Fleck is gregarious and social media-friendly, Harbaugh-esque in his approach to his job if not yet in his national cachet.
His first Gophers team has been ransacked by injury and player defections. Fleck said there were “close to 22 offseason surgeries” among his players.
That has made this spring particularly challenging. There was a stretch in which Minnesota had only four healthy offensive linemen, forcing Fleck to turn team training periods into walk-throughs at that position. He even had a makeshift seven-on-seven scrimmage to help with the evaluation of his skill position players.
Minnesota, 9-4 a year ago, is searching for a new quarterback. No receiver on the roster has more than 18 career catches. The number of available bodies was so low that Fleck planned to turn Saturday’s spring game into a glorified series of drills, with a running clock.
Fleck shrugged that all off with an earnestly rosy outlook, turning a question about his quarterbacks into praise for his running backs (“absolute superstars as people”).
“Everything that these young men are coming in contact with right now is completely different for them,” Fleck said of the culture he’s trying to instill.
He admitted that his style is not the norm. Asked about a pair of new assistant coaches he hired, Fleck explained why he seeks people that he already knows.
“It’s very unique. It’s very different,” he said of working with him.
“And I’m not for everybody.”
Jeff Brohm
Purdue is Iowa’s last visitor this fall, heading west for a Nov. 18 Kinnick finale. The Hawkeyes ran out to a big lead last year in West Lafayette, Ind., and earned a 49-35 victory that prompted the firing of Darrell Hazell.
In the offseason, the Boilermakers turned to Brohm, who had gone 30-10 in three seasons at Western Kentucky. A former quarterback at Louisville, Brohm had a vagabond NFL career and even spent one season coaching an arena team. So he’s getting his BCS break a little later in life.

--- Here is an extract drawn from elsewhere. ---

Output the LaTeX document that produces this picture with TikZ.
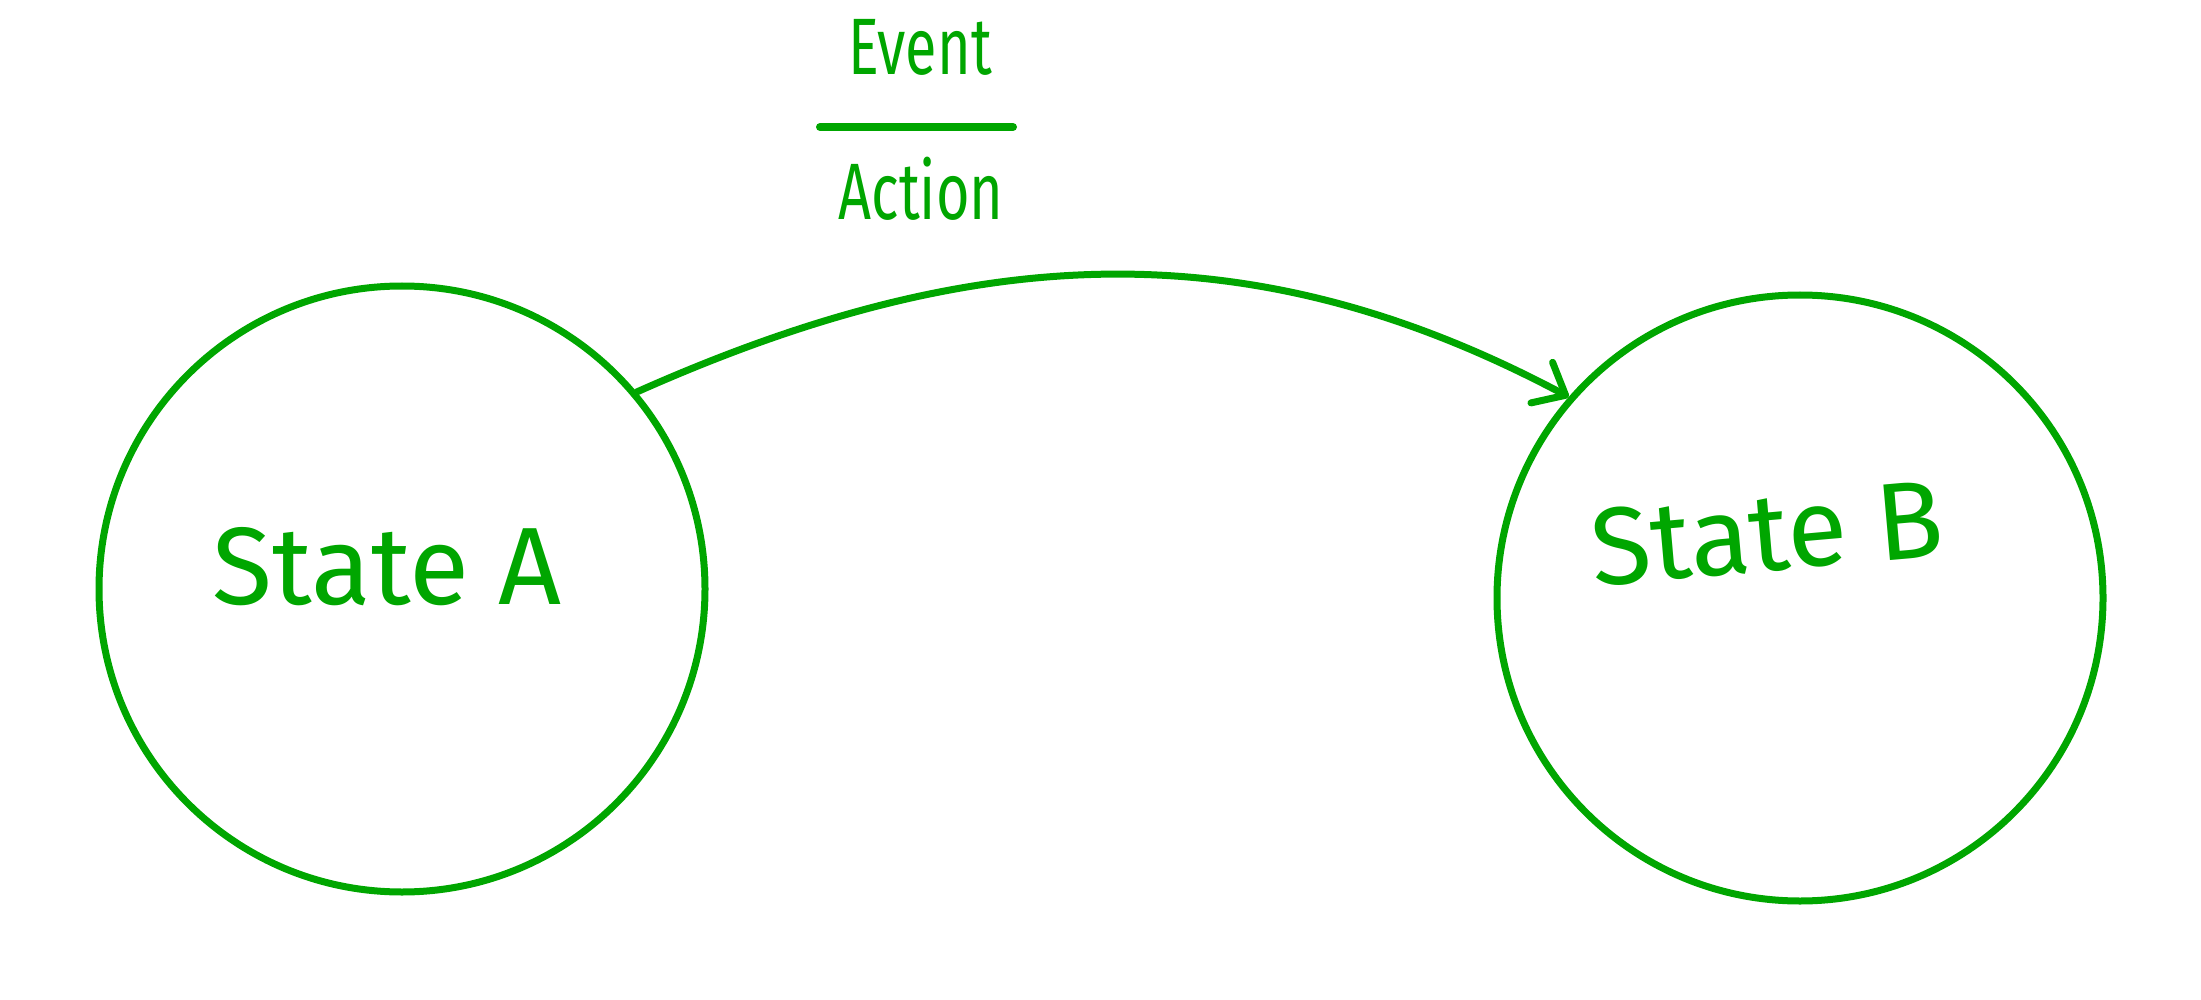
\documentclass[tikz,border=0pt]{standalone}
\usepackage{fontspec}
\setmainfont{Fira Sans}
\usetikzlibrary{arrows.meta}
\definecolor{penGreen}{RGB}{0,166,0}
\tikzset{
	statecircle/.style={circle, draw=penGreen, line width=7pt, minimum size=606pt, inner sep=0pt},
	statelabel/.style={text=penGreen, inner sep=0pt, font=\fontsize{110}{120}\selectfont},
	eventlabel/.style={text=penGreen, inner sep=0pt, font=\fontsize{80}{90}\selectfont},
	transition/.style={draw=penGreen, line width=7pt, line cap=round,
		-{Straight Barb[length=27pt, width=46pt, line cap=round, line join=round]}},
}
\newcommand{\narrow}[1]{\scalebox{0.72}[1]{#1}}

\begin{document}
\begin{tikzpicture}[x=1pt, y=1pt]
		%%%%% START %%%%%
		\useasboundingbox (0, 0) rectangle (2201, -1000);
		
		\node[statecircle] (stateA) at (402, -589) {};
		\node[statecircle] (stateB) at (1800, -598) {};
		
		\node[statelabel] (labelA) at (387, -567) {State A};
		\node[statelabel, rotate=5] (labelB) at (1767, -533) {State B};
		
		\node[eventlabel] (event) at (920, -47) {\narrow{Event}};
		\draw[penGreen, line width=8pt, line cap=round] (820, -127) -- (1013, -127);
		\node[eventlabel] (action) at (921, -189) {\narrow{Action}};
		
		\draw[transition] (stateA.40) to[out=24, in=152] (stateB.139);
		%%%%% END %%%%%
	\end{tikzpicture}
\end{document}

But the Kentucky native said last week that he is eager to try to resurrect a moribund Purdue program. There were plenty of advisers telling him to wait for a better major-college opportunity, Brohm said.
“When you’re having a little bit of success and you’re in a comfortable spot and you’ve got a lot of people telling you just to wait for that great job to come about where you can kind of fill in and have everything around you, that’s appealing and great,” Brohm said. “But for some reason, the ability to go to a program that needs direction, that needs some visible help, that needs some energy and some excitement and something to spice it up to try to help it win, the challenge of it was appealing to me.
“I also think that this program is hungry for change, and the people in town and on campus are hungry for some success and they are showing some investment.”
True, Purdue is building a new practice facility. And in junior David Blough, Brohm inherits a quarterback who has passed for 4,926 yards and 35 touchdowns the past two seasons.
But the Boilermakers are also bereft of wide receivers and in need of defensive help after being bludgeoned in a 3-9 season last fall.
Brohm’s plan is to heavily recruit a three- to four-hour radius around Purdue, hoping to compete in the big cities of Chicago and Detroit. In the meantime, he has two junior-college transfers and another graduate transfer coming in this summer to boost the receiving corps.
“I still have concerns about that position. It’s not where we need it to be and it’s not the strength of our team,” Brohm said after his first spring practices wrapped up. “We need to find some playmakers. We need to feel comfortable utilizing them.”